▶ [WHAT IS ASKED]: Without any pictures, restate the lines from the one containing "Give me the Plotly.js source for this chart." to the one containing "const GRID = '#888888';", word for word, ends included.

══ DATA TO PROCESS

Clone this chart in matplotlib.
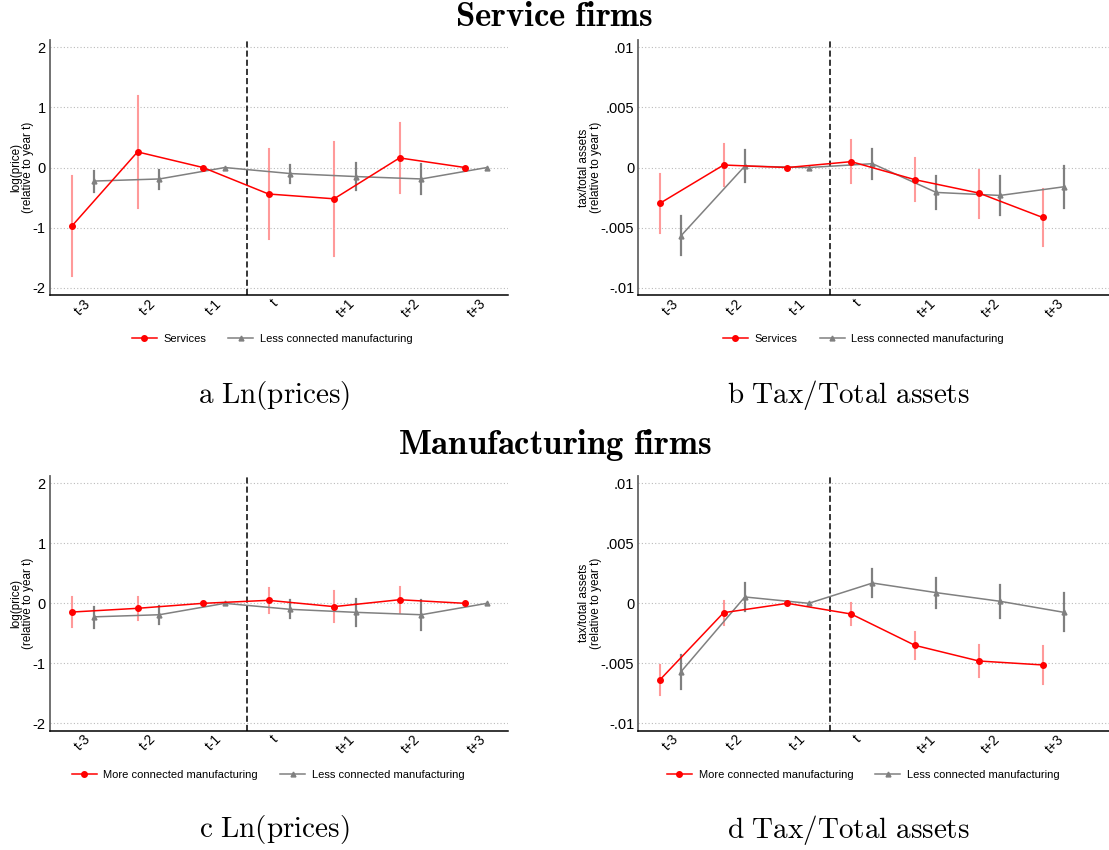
import numpy as np
import matplotlib
matplotlib.use('Agg')
import matplotlib.pyplot as plt

plt.rcParams['font.family'] = ['Liberation Sans', 'DejaVu Sans']
plt.rcParams['mathtext.fontset'] = 'cm'

# Event-time labels ###########################################
periods = ['t-3', 't-2', 't-1', 't', 't+1', 't+2', 't+3']

# Log prices ##################################################
price_services = [-0.97, 0.26, 0.0, -0.44, -0.52, 0.16, 0.0]
price_services_lo = [-1.80, -0.67, 0.0, -1.19, -1.47, -0.43, 0.0]
price_services_hi = [-0.14, 1.19, 0.0, 0.31, 0.42, 0.74, 0.0]

price_more = [-0.145, -0.083, 0.0, 0.05, -0.055, 0.06, 0.0]
price_more_lo = [-0.40, -0.28, 0.0, -0.155, -0.315, -0.155, 0.0]
price_more_hi = [0.10, 0.105, 0.0, 0.25, 0.205, 0.27, 0.0]

price_less = [-0.225, -0.19, 0.0, -0.10, -0.15, -0.19, 0.0]
price_less_lo = [-0.41, -0.35, 0.0, -0.25, -0.38, -0.44, 0.0]
price_less_hi = [-0.06, -0.04, 0.0, 0.05, 0.07, 0.06, 0.0]

# Tax over total assets #######################################
tax_services = [-0.00298, 0.00021, 0.0, 0.00049, -0.00101, -0.00212, -0.00415]
tax_services_lo = [-0.00545, -0.00157, 0.0, -0.00129, -0.00282, -0.00417, -0.0065]
tax_services_hi = [-0.00057, 0.00196, 0.0, 0.00226, 0.00079, -0.00018, -0.00176]

tax_less_s = [-0.00567, 0.00012, 0.0, 0.00032, -0.00207, -0.00232, -0.0016]
tax_less_s_lo = [-0.0073, -0.00123, 0.0, -0.00093, -0.00343, -0.00392, -0.00337]
tax_less_s_hi = [-0.00406, 0.00146, 0.0, 0.00154, -0.00068, -0.00074, 0.00012]

tax_more = [-0.00638, -0.00078, 0.0, -0.00089, -0.0035, -0.0048, -0.00513]
tax_more_lo = [-0.00766, -0.0018, 0.0, -0.0018, -0.0046, -0.0061, -0.0067]
tax_more_hi = [-0.0051, 0.00022, 0.0, 0.00003, -0.00239, -0.00344, -0.00352]

tax_less_m = [-0.00569, 0.00053, 0.0, 0.00169, 0.00089, 0.00017, -0.00075]
tax_less_m_lo = [-0.0071, -0.00067, 0.0, 0.00053, -0.00036, -0.00125, -0.00233]
tax_less_m_hi = [-0.0043, 0.00172, 0.0, 0.00286, 0.00214, 0.00155, 0.00086]

price_ticks = [2, 1, 0, -1, -2]
price_ticklabels = ['2', '1', '0', '-1', '-2']
tax_ticks = [0.01, 0.005, 0, -0.005, -0.01]
tax_ticklabels = ['.01', '.005', '0', '-.005', '-.01']

RED = '#ff0000'
GRAY = '#808080'
SHIFT = 0.333


def draw_panel(ax, red, red_lo, red_hi, red_name, gray, gray_lo, gray_hi,
               ylim, ticks, ticklabels, ylabel, xmax, leg_x):
    x = np.arange(len(periods))
    xg = x + SHIFT
    # confidence intervals (t-1 is the reference year, no interval)
    for i in range(len(x)):
        if red_lo[i] != red_hi[i]:
            ax.plot([x[i], x[i]], [red_lo[i], red_hi[i]], color='#ff9a9a',
                    lw=1.5, zorder=2)
        if gray_lo[i] != gray_hi[i]:
            ax.plot([xg[i], xg[i]], [gray_lo[i], gray_hi[i]], color=GRAY,
                    lw=1.6, zorder=2)
    ax.plot(x, red, color=RED, lw=1.1, marker='o', ms=4, zorder=4,
            label=red_name)
    ax.plot(xg, gray, color=GRAY, lw=1.1, marker='^', ms=3.5, zorder=3,
            label='Less connected manufacturing')
    ax.axvline(2.667, color='black', lw=1.1, ls=(0, (4, 2)), zorder=1)
    for t in ticks:
        ax.axhline(t, color='#bbbbbb', lw=0.8, ls=(0, (1, 2)), zorder=0)
    ax.set_xlim(-0.336, xmax)
    ax.set_ylim(*ylim)
    ax.set_yticks(ticks)
    ax.set_yticklabels(ticklabels, fontsize=10.5)
    ax.set_xticks(x)
    ax.set_xticklabels(periods, rotation=45, ha='left', va='top', fontsize=10)
    ax.tick_params(length=0, pad=3)
    ax.tick_params(axis='x', pad=1)
    ax.set_ylabel(ylabel, fontsize=8.5, labelpad=-1, linespacing=1.0)
    for s in ['top', 'right']:
        ax.spines[s].set_visible(False)
    ax.spines['left'].set_color('#666666')
    ax.spines['left'].set_linewidth(1.3)
    ax.spines['bottom'].set_color('black')
    ax.spines['bottom'].set_linewidth(1.1)
    ax.legend(loc='upper center', bbox_to_anchor=(leg_x, -0.115),
              ncol=2, frameon=False, fontsize=8, handlelength=2.25,
              columnspacing=2.0, handletextpad=0.6)


fig = plt.figure(figsize=(11.09, 8.5), dpi=100)
ax_a = fig.add_axes([0.0451, 0.6529, 0.413, 0.300])
ax_b = fig.add_axes([0.5756, 0.6529, 0.4244, 0.300])
ax_c = fig.add_axes([0.0451, 0.1404, 0.413, 0.2996])
ax_d = fig.add_axes([0.5756, 0.1404, 0.4244, 0.2996])

price_label = 'log(price)\n(relative to year t)'
tax_label = 'tax/total assets\n(relative to year t)'

draw_panel(ax_a, price_services, price_services_lo, price_services_hi, 'Services',
           price_less, price_less_lo, price_less_hi,
           (-2.12, 2.12), price_ticks, price_ticklabels, price_label, 6.656, 0.485)
draw_panel(ax_b, tax_services, tax_services_lo, tax_services_hi, 'Services',
           tax_less_s, tax_less_s_lo, tax_less_s_hi,
           (-0.0106, 0.0106), tax_ticks, tax_ticklabels, tax_label, 7.04, 0.478)
draw_panel(ax_c, price_more, price_more_lo, price_more_hi, 'More connected manufacturing',
           price_less, price_less_lo, price_less_hi,
           (-2.12, 2.12), price_ticks, price_ticklabels, price_label, 6.656, 0.476)
draw_panel(ax_d, tax_more, tax_more_lo, tax_more_hi, 'More connected manufacturing',
           tax_less_m, tax_less_m_lo, tax_less_m_hi,
           (-0.0106, 0.0106), tax_ticks, tax_ticklabels, tax_label, 7.04, 0.478)

# Headings and sub-captions ###################################
fig.text(0.5, 1 - 17 / 850, r'$\mathbf{Service\ firms}$', ha='center', va='center', fontsize=25)
fig.text(0.5, 1 - 445 / 850, r'$\mathbf{Manufacturing\ firms}$', ha='center', va='center', fontsize=25)
fig.text(274 / 1109, 1 - 395 / 850, r'$\mathrm{a\ Ln(prices)}$', ha='center', va='center', fontsize=21)
fig.text(848 / 1109, 1 - 395 / 850, r'$\mathrm{b\ Tax/Total\ assets}$', ha='center', va='center', fontsize=21)
fig.text(274 / 1109, 1 - 830 / 850, r'$\mathrm{c\ Ln(prices)}$', ha='center', va='center', fontsize=21)
fig.text(848 / 1109, 1 - 830 / 850, r'$\mathrm{d\ Tax/Total\ assets}$', ha='center', va='center', fontsize=21)

fig.savefig('out.png', dpi=100, facecolor='white')
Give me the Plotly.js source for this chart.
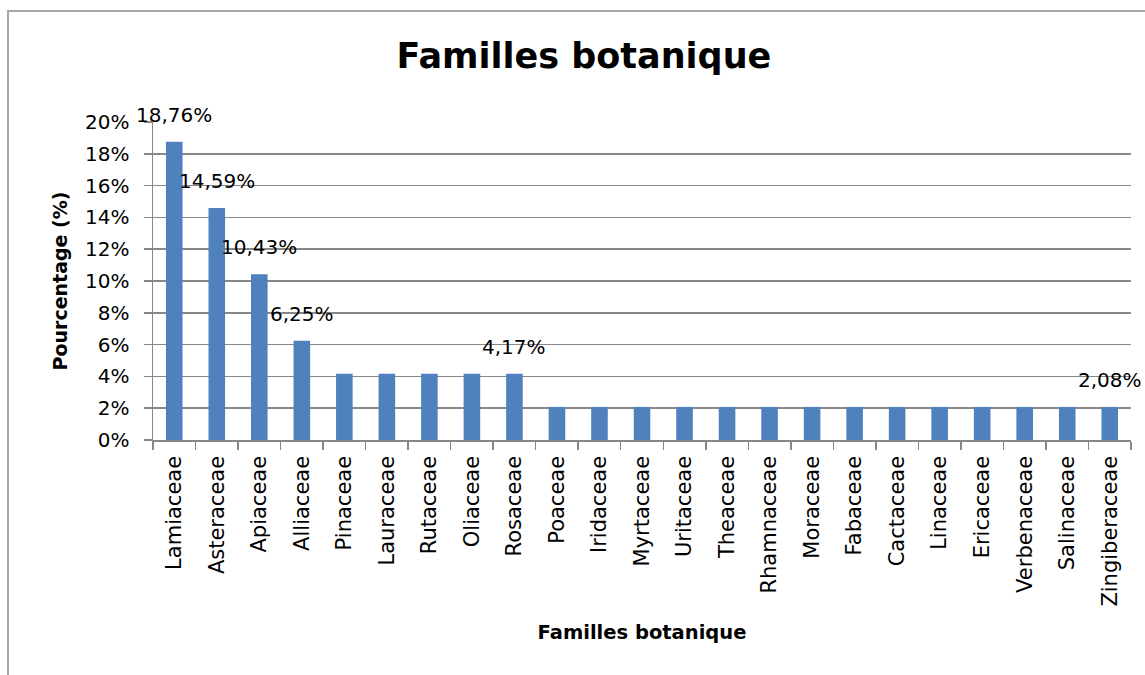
<!DOCTYPE html>
<html>
<head>
<meta charset="utf-8">
<script src="https://cdn.plot.ly/plotly-3.0.1.min.js"></script>
<style>
  html, body { margin: 0; padding: 0; background: #fff; }
  #wrap { position: relative; width: 1145px; height: 675px; overflow: hidden; }
  #chart { width: 1145px; height: 675px; }
  #frame { position: absolute; left: 7px; top: 10px; width: 1200px; height: 700px;
           border-left: 2px solid #a6a6a6; border-top: 2px solid #a6a6a6; pointer-events: none; }
</style>
</head>
<body>
<div id="wrap">
  <div id="chart"></div>
  <div id="frame"></div>
</div>
<script>
const categories = ['Lamiaceae','Asteraceae','Apiaceae','Alliaceae','Pinaceae','Lauraceae','Rutaceae',
  'Oliaceae','Rosaceae','Poaceae','Iridaceae','Myrtaceae','Uritaceae','Theaceae','Rhamnaceae',
  'Moraceae','Fabaceae','Cactaceae','Linaceae','Ericaceae','Verbenaceae','Salinaceae','Zingiberaceae'];
const percentages = [18.76, 14.59, 10.43, 6.25, 4.17, 4.17, 4.17, 4.17, 4.17, 2.08, 2.08, 2.08, 2.08,
  2.08, 2.08, 2.08, 2.08, 2.08, 2.08, 2.08, 2.08, 2.08, 2.08];
const labelledCategories = ['Lamiaceae','Asteraceae','Apiaceae','Alliaceae','Rosaceae','Zingiberaceae'];
const yTickValues = [0, 2, 4, 6, 8, 10, 12, 14, 16, 18, 20];
const yTickLabels = ['0%','2%','4%','6%','8%','10%','12%','14%','16%','18%','20%'];
const chartTitle = 'Familles botanique';
const xTitle = 'Familles botanique';
const yTitle = 'Pourcentage (%)';

const FONT = '"DejaVu Sans", Verdana, sans-serif';
const GRID = '#888888';

const annotations = labelledCategories.map(c => {
  const v = percentages[categories.indexOf(c)];
  return {
    x: c, y: v, xref: 'x', yref: 'y',
    text: v.toFixed(2).replace('.', ',') + '%',
    showarrow: false, yanchor: 'bottom', yshift: 13,
    font: {family: FONT, size: 20, color: '#000'}
  };
});

const trace = {
  type: 'bar', x: categories, y: percentages,
  marker: {color: '#4F81BD'}, hoverinfo: 'x+y'
};

const layout = {
  width: 1145, height: 675,
  margin: {l: 153, r: 14, t: 122, b: 235, pad: 0},
  paper_bgcolor: '#ffffff', plot_bgcolor: '#ffffff',
  showlegend: false,
  bargap: 0.61,
  font: {family: FONT, color: '#000'},
  title: {text: '<b>' + chartTitle + '</b>', x: 0.51, xanchor: 'center',
          y: 1 - 56 / 675, yanchor: 'middle',
          font: {family: FONT, size: 35, color: '#000'}},
  xaxis: {
    type: 'category', range: [-0.5, categories.length - 0.5], autorange: false,
    tickson: 'boundaries', ticks: 'outside', ticklen: 8,
    tickcolor: GRID, tickwidth: 1.5, showline: true, linecolor: GRID, linewidth: 1.5,
    showgrid: false, tickangle: -90, automargin: false, ticklabelstandoff: 6,
    tickfont: {family: FONT, size: 21, color: '#000'},
    title: {text: '<b>' + xTitle + '</b>', standoff: 19,
            font: {family: FONT, size: 19.5, color: '#000'}}
  },
  yaxis: {
    range: [0, 20], autorange: false, tickvals: yTickValues, ticktext: yTickLabels,
    ticks: 'outside', ticklen: 8, tickcolor: GRID, tickwidth: 1.5,
    showline: true, linecolor: GRID, linewidth: 1.5,
    showgrid: true, gridcolor: GRID, gridwidth: 1.5, zeroline: false,
    automargin: false, ticklabelstandoff: 10,
    tickfont: {family: FONT, size: 20, color: '#000'},
    title: {text: '<b>' + yTitle + '</b>', standoff: 12,
            font: {family: FONT, size: 19, color: '#000'}}
  },
  annotations: annotations
};

Plotly.newPlot('chart', [trace], layout, {displayModeBar: false, staticPlot: true});
</script>
</body>
</html>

════

▶ [ANSWER TO THE TASK]:
Give me the Plotly.js source for this chart.
<!DOCTYPE html>
<html>
<head>
<meta charset="utf-8">
<script src="https://cdn.plot.ly/plotly-3.0.1.min.js"></script>
<style>
  html, body { margin: 0; padding: 0; background: #fff; }
  #wrap { position: relative; width: 1145px; height: 675px; overflow: hidden; }
  #chart { width: 1145px; height: 675px; }
  #frame { position: absolute; left: 7px; top: 10px; width: 1200px; height: 700px;
           border-left: 2px solid #a6a6a6; border-top: 2px solid #a6a6a6; pointer-events: none; }
</style>
</head>
<body>
<div id="wrap">
  <div id="chart"></div>
  <div id="frame"></div>
</div>
<script>
const categories = ['Lamiaceae','Asteraceae','Apiaceae','Alliaceae','Pinaceae','Lauraceae','Rutaceae',
  'Oliaceae','Rosaceae','Poaceae','Iridaceae','Myrtaceae','Uritaceae','Theaceae','Rhamnaceae',
  'Moraceae','Fabaceae','Cactaceae','Linaceae','Ericaceae','Verbenaceae','Salinaceae','Zingiberaceae'];
const percentages = [18.76, 14.59, 10.43, 6.25, 4.17, 4.17, 4.17, 4.17, 4.17, 2.08, 2.08, 2.08, 2.08,
  2.08, 2.08, 2.08, 2.08, 2.08, 2.08, 2.08, 2.08, 2.08, 2.08];
const labelledCategories = ['Lamiaceae','Asteraceae','Apiaceae','Alliaceae','Rosaceae','Zingiberaceae'];
const yTickValues = [0, 2, 4, 6, 8, 10, 12, 14, 16, 18, 20];
const yTickLabels = ['0%','2%','4%','6%','8%','10%','12%','14%','16%','18%','20%'];
const chartTitle = 'Familles botanique';
const xTitle = 'Familles botanique';
const yTitle = 'Pourcentage (%)';

const FONT = '"DejaVu Sans", Verdana, sans-serif';
const GRID = '#888888';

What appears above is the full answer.